The film was shown at various film festivals, including: the International Film Festival Rotterdam, Netherlands; the Cinémas d'Amérique Latine de Toulouse, France; the Cannes Film Festival, France; the Seattle International Film Festival, USA; the Toronto International Film Festival, Canada; the London Film Festival, UK; and others.
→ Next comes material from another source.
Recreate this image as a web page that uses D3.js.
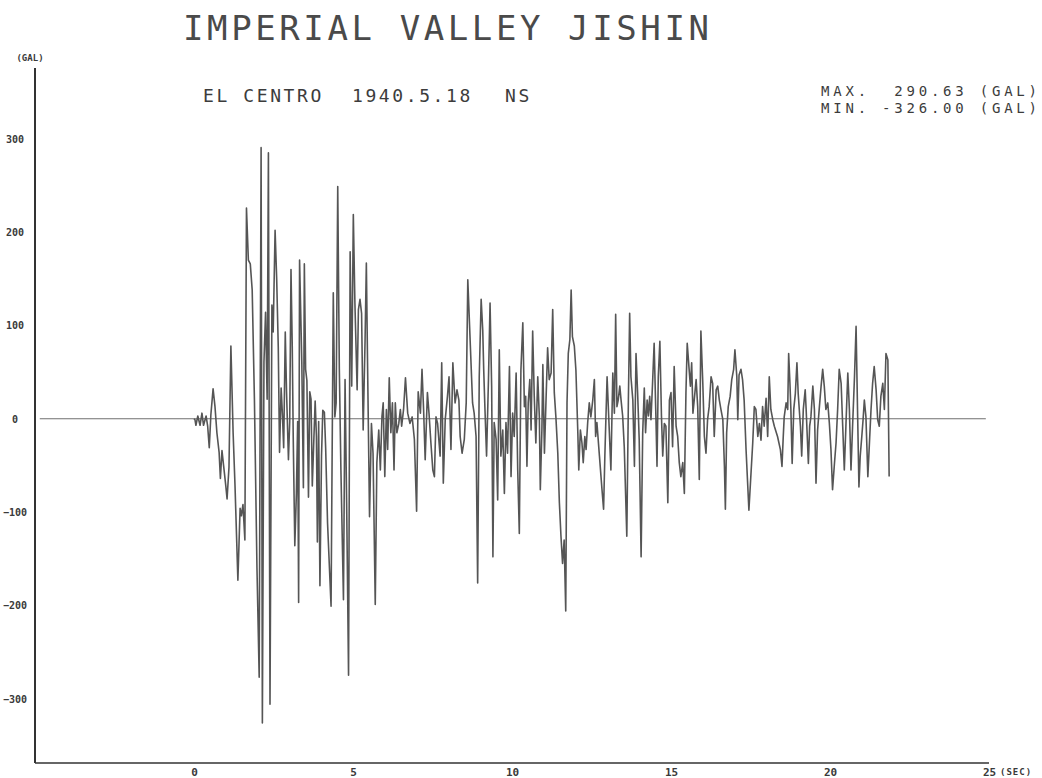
<!DOCTYPE html>
<html>
<head>
<meta charset="utf-8">
<script src="https://cdn.jsdelivr.net/npm/d3@7"></script>
<style>
  html, body { margin: 0; padding: 0; background: #ffffff; }
  svg { display: block; }
  text { font-family: "DejaVu Sans Mono", "Liberation Mono", monospace; white-space: pre; }
</style>
</head>
<body>
<svg id="chart" width="1042" height="778"></svg>
<script>
// Ground acceleration, El Centro 1940-05-18, N-S component (time in s, acceleration in gal)
const timeSec = [
  0.00, 0.03, 0.06, 0.12, 0.19, 0.25, 0.30, 0.38, 0.43, 0.48, 0.53, 0.60, 0.66, 0.72, 0.79, 0.83, 0.88, 0.93, 1.00, 1.04,
  1.10, 1.16, 1.23, 1.29, 1.38, 1.45, 1.49, 1.54, 1.60, 1.65, 1.71, 1.77, 1.83, 1.90, 1.98, 2.05, 2.11, 2.15, 2.20, 2.25,
  2.30, 2.34, 2.39, 2.45, 2.49, 2.55, 2.60, 2.65, 2.69, 2.74, 2.78, 2.82, 2.87, 2.91, 2.97, 3.01, 3.05, 3.09, 3.12, 3.17,
  3.22, 3.26, 3.29, 3.32, 3.39, 3.44, 3.47, 3.51, 3.55, 3.60, 3.64, 3.68, 3.72, 3.76, 3.81, 3.85, 3.88, 3.92, 3.96, 4.01,
  4.05, 4.10, 4.14, 4.20, 4.31, 4.38, 4.43, 4.47, 4.52, 4.57, 4.62, 4.70, 4.75, 4.80, 4.86, 4.91, 4.96, 5.01, 5.06, 5.13,
  5.17, 5.22, 5.27, 5.32, 5.38, 5.42, 5.46, 5.52, 5.58, 5.63, 5.70, 5.75, 5.81, 5.86, 5.91, 5.95, 6.00, 6.05, 6.09, 6.14,
  6.19, 6.24, 6.29, 6.33, 6.38, 6.44, 6.49, 6.53, 6.59, 6.65, 6.72, 6.79, 6.86, 6.93, 7.00, 7.05, 7.12, 7.17, 7.22, 7.27,
  7.34, 7.39, 7.45, 7.51, 7.56, 7.61, 7.66, 7.74, 7.79, 7.84, 7.90, 7.97, 8.02, 8.08, 8.14, 8.21, 8.27, 8.33, 8.37, 8.43,
  8.50, 8.56, 8.61, 8.76, 8.81, 8.87, 8.92, 8.97, 9.03, 9.08, 9.11, 9.15, 9.20, 9.26, 9.31, 9.36, 9.40, 9.44, 9.50, 9.55,
  9.60, 9.65, 9.71, 9.76, 9.81, 9.86, 9.92, 9.97, 10.02, 10.07, 10.13, 10.18, 10.23, 10.28, 10.34, 10.39, 10.43, 10.47, 10.51, 10.56,
  10.60, 10.65, 10.70, 10.75, 10.81, 10.86, 10.89, 10.94, 10.97, 11.02, 11.07, 11.12, 11.17, 11.23, 11.28, 11.33, 11.38, 11.44, 11.49, 11.54,
  11.59, 11.64, 11.69, 11.73, 11.77, 11.82, 11.86, 11.90, 11.96, 12.01, 12.07, 12.10, 12.15, 12.20, 12.24, 12.29, 12.33, 12.38, 12.43, 12.48,
  12.54, 12.59, 12.63, 12.67, 12.75, 12.83, 12.88, 12.92, 12.99, 13.11, 13.17, 13.22, 13.26, 13.30, 13.34, 13.39, 13.43, 13.48, 13.53, 13.61,
  13.66, 13.70, 13.74, 13.80, 13.85, 13.90, 13.95, 14.00, 14.06, 14.11, 14.16, 14.20, 14.25, 14.29, 14.33, 14.37, 14.42, 14.47, 14.52, 14.56,
  14.60, 14.65, 14.70, 14.74, 14.79, 14.84, 14.90, 14.95, 15.00, 15.05, 15.10, 15.16, 15.21, 15.26, 15.31, 15.37, 15.42, 15.47, 15.51, 15.57,
  15.61, 15.65, 15.69, 15.73, 15.79, 15.84, 15.89, 15.94, 16.00, 16.05, 16.10, 16.15, 16.20, 16.26, 16.31, 16.36, 16.42, 16.47, 16.52, 16.57,
  16.63, 16.68, 16.71, 16.75, 16.80, 16.86, 16.91, 16.97, 17.01, 17.07, 17.10, 17.14, 17.20, 17.25, 17.30, 17.36, 17.45, 17.57, 17.62, 17.67,
  17.73, 17.78, 17.83, 17.88, 17.93, 17.99, 18.04, 18.09, 18.14, 18.20, 18.25, 18.35, 18.44, 18.49, 18.53, 18.56, 18.62, 18.67, 18.70, 18.74,
  18.77, 18.81, 18.86, 18.91, 18.96, 19.00, 19.07, 19.11, 19.16, 19.22, 19.25, 19.32, 19.36, 19.40, 19.46, 19.51, 19.56, 19.61, 19.66, 19.72,
  19.77, 19.82, 19.87, 19.93, 19.98, 20.03, 20.08, 20.14, 20.19, 20.24, 20.29, 20.35, 20.40, 20.45, 20.50, 20.56, 20.61, 20.66, 20.71, 20.77,
  20.82, 20.87, 20.91, 20.95, 21.00, 21.04, 21.08, 21.13, 21.19, 21.24, 21.29, 21.34, 21.39, 21.45, 21.50, 21.55, 21.60, 21.66, 21.71, 21.76,
  21.82, 21.86
];
const accelGal = [
  0, -1, -7, 3, -7, 6, -7, 3, -8, -31, 4, 32, 13, -15, -36, -64, -34, -50, -72, -86,
  -52, 78, -15, -72, -173, -96, -104, -92, -130, 226, 170, 166, 138, 21, -160, -277, 290.63, -326, 61, 114,
  21, 285, -306, 122, 93, 202, 150, 77, -36, 33, 5, -31, 93, 29, -44, -3, 160, 77, -19, -136,
  -80, -3, -197, 170, 61, -74, 166, 53, 41, -84, 29, 21, -72, -31, 19, -19, -132, -3, -179, -40,
  9, 7, -31, -112, -201, 135, 2, 17, 249, 53, -55, -194, 42, -90, -275, 179, 35, 219, 124, 31,
  117, 128, 113, -12, 85, 167, 53, -105, -5, -37, -199, -47, -12, -55, 2, 17, -62, 10, -33, 44,
  -15, 17, -55, 17, -15, -5, 10, -8, 10, 44, 6, -5, 2, -22, -99, 29, 6, 53, 10, -44,
  28, 6, -26, -55, -62, 2, -5, -40, 60, -69, -1, 24, 45, -33, 60, 17, 31, 20, -19, -37,
  -22, 17, 149, 17, 6, -19, -176, 45, 128, 95, 53, 10, -40, 42, 124, 35, -148, -4, -22, -87,
  74, -40, -12, -80, -4, -37, 56, -62, 6, -19, 49, -55, -123, 52, 103, 13, 24, -51, 17, 42,
  -12, 94, 24, -26, 45, 2, -76, -12, 58, -37, 20, 76, 42, 49, 117, 28, 2, -37, -90, -126,
  -155, -130, -206, 17, 70, 85, 138, 88, 78, 52, -15, -55, -12, -26, -47, -19, -33, -4, 17, 2,
  20, 42, -19, -4, -40, -76, -97, -40, 45, -55, 49, 6, 112, 13, 20, 35, 20, 3, -30, -126,
  20, 113, 45, 20, -51, 70, 28, -22, -148, -15, 33, -15, 20, 3, 24, -1, 38, 81, 10, -51,
  45, 83, 3, -40, -5, -8, -90, 20, 28, -30, 56, -8, -19, -47, -62, -47, -80, 28, 81, 53,
  35, 60, 6, 20, 42, 13, -65, 94, 38, -19, -37, -1, 13, 45, 38, -19, 31, 35, 20, 10,
  -1, -51, -97, -15, 13, 24, 42, 53, 74, 45, -1, 47, 53, 42, 20, -33, -98, -26, 13, 10,
  -19, -5, -23, 13, -8, 22, -19, 45, 10, -1, -8, -19, -33, -51, -19, 2, 17, 10, 70, 38,
  10, -48, 10, 27, 60, 27, -8, -40, 10, 31, 10, -48, -8, 2, 35, 10, -69, -12, 10, 35,
  53, 35, 10, 17, -5, -33, -76, -48, -26, 10, 53, 38, -8, -55, -8, 49, 10, -55, -8, 45,
  99, 2, -73, -40, -19, -1, 20, 2, -62, -26, 10, 38, 56, 31, -1, -8, 24, 38, 10, 70,
  63, -62
];

const yTickValues = [300, 200, 100, 0, -100, -200, -300];
const xTickValues = [0, 5, 10, 15, 20, 25];
const titleText = "IMPERIAL VALLEY JISHIN";
const stationText = "EL CENTRO";
const dateText = "1940.5.18";
const componentText = "NS";
const maxText = "MAX.  290.63 (GAL)";
const minText = "MIN. -326.00 (GAL)";
const yUnitText = "(GAL)";
const xUnitText = "(SEC)";

const record = timeSec.map((t, i) => ({ t, a: accelGal[i] }));

const svg = d3.select("#chart");
svg.append("rect").attr("width", 1042).attr("height", 778).attr("fill", "#ffffff");

const x = d3.scaleLinear().domain([-5, 25]).range([35, 989]);
const y = d3.scaleLinear().domain([-369, 376]).range([763, 68]);

// zero reference line across the record
svg.append("line")
  .attr("x1", x(-4.85)).attr("x2", x(24.9))
  .attr("y1", y(0)).attr("y2", y(0))
  .attr("stroke", "#6f6f6f").attr("stroke-width", 1.2);

// accelerogram trace
const line = d3.line().x(d => x(d.t)).y(d => y(d.a));
svg.append("path")
  .datum(record)
  .attr("d", line)
  .attr("fill", "none")
  .attr("stroke", "#555555")
  .attr("stroke-width", 1.6)
  .attr("stroke-linejoin", "round");

// axes
const xAxis = svg.append("g")
  .attr("transform", `translate(0,${y.range()[0]})`)
  .call(d3.axisBottom(x).tickValues(xTickValues).tickSize(0).tickPadding(5).tickFormat(d3.format("d")));
xAxis.select(".domain").remove();
xAxis.selectAll("text")
  .attr("font-family", "DejaVu Sans Mono")
  .attr("font-size", 11).attr("font-weight", "bold").attr("fill", "#3a3a3a");

const yAxis = svg.append("g")
  .attr("transform", `translate(${x.range()[0]},0)`)
  .call(d3.axisLeft(y).tickValues(yTickValues).tickSize(0).tickFormat(d3.format("d")));
yAxis.select(".domain").remove();
yAxis.selectAll("text")
  .attr("x", -20).attr("dy", "0.35em").attr("text-anchor", "middle")
  .attr("font-family", "DejaVu Sans Mono")
  .attr("font-size", 10).attr("font-weight", "bold").attr("fill", "#3a3a3a");

svg.append("line")
  .attr("x1", x.range()[0]).attr("x2", x.range()[0])
  .attr("y1", y.range()[1]).attr("y2", y.range()[0])
  .attr("stroke", "#333333").attr("stroke-width", 2);
svg.append("line")
  .attr("x1", x.range()[0]).attr("x2", x(25))
  .attr("y1", y.range()[0]).attr("y2", y.range()[0])
  .attr("stroke", "#333333").attr("stroke-width", 1.6);

// unit labels
svg.append("text").attr("x", 30).attr("y", 61).attr("text-anchor", "middle")
  .attr("font-size", 9).attr("font-weight", "bold").attr("fill", "#3a3a3a")
  .text(yUnitText);
svg.append("text").attr("x", 1000).attr("y", 775)
  .attr("font-size", 9).attr("font-weight", "bold").attr("fill", "#3a3a3a")
  .style("letter-spacing", "1px")
  .text(xUnitText);

// headings
svg.append("text").attr("x", 183).attr("y", 40)
  .attr("font-size", 34).attr("fill", "#4a4a4a")
  .style("letter-spacing", "3.6px")
  .text(titleText);

const subStyle = sel => sel.attr("font-size", 18).attr("fill", "#3c3c3c").style("letter-spacing", "2.6px");
svg.append("text").attr("x", 203).attr("y", 102).call(subStyle).text(stationText);
svg.append("text").attr("x", 352).attr("y", 102).call(subStyle).text(dateText);
svg.append("text").attr("x", 505).attr("y", 102).call(subStyle).text(componentText);

// peak values, fitted to end at the right edge
const statStyle = sel => sel.attr("font-size", 14).attr("fill", "#3c3c3c")
  .attr("textLength", 216).attr("lengthAdjust", "spacing");
svg.append("text").attr("x", 821).attr("y", 96).call(statStyle).text(maxText);
svg.append("text").attr("x", 821).attr("y", 113).call(statStyle).text(minText);
</script>
</body>
</html>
Miramax Films acquired the North and Latin American distribution rights to the film, which opened on a limited basis in the United States on 7 May 2004.

=== Release dates ===
- France: 21 March 2002
- Italy: 16 April 2002
- Netherlands: 6 February 2002
- Spain: 4 April

== Awards ==

=== Wins ===
- Netherlands Film Festival: Golden Calf; Best Director of a Feature Film, Alejandro Agresti; 2002.
- Mar del Plata Film Festival: ACCA Jury - Special Mention Best Film; Special Jury Award; both for Alejandro Agresti; 2003.
- Newport International Film Festival: Audience Award, Best Feature, Alejandro Agresti; 2003.
- Oslo Films from the South Festival: Audience Award; Alejandro Agresti; 2003.
- Argentine Film Critics Association Awards: Silver Condor; Best Art Direction, Floris Vos; Best Director, Alejandro Agresti; Best Editing, Alejandro Brodersohn; Best Film; Best Music, Paul M. van Brugge; Best New Actor, Rodrigo Noya; Best Original Screenplay, Alejandro Agresti; 2004.
- Imagen Foundation Awards: Imagen Award, Best Picture; 2004.

=== Nominations ===
- Oulu International Children's Film Festival: Starboy Award, Alejandro Agresti; 2003.
- Argentine Film Critics Association Awards: Silver Condor; Best Cinematography, Jose Luis Cajaraville; Best Sound, Fernando Soldevila; Best Supporting Actor, Mex Urtizberea; Best Supporting Actress, Julieta Cardinali, Best Supporting Actress, Carmen Maura; 2004.
- Cartagena Film Festival: Golden India Catalina; Best Film, Aejandro Agresti; 2004.
- Young Artist Awards: Young Artist Award Best International Feature Film; 2004.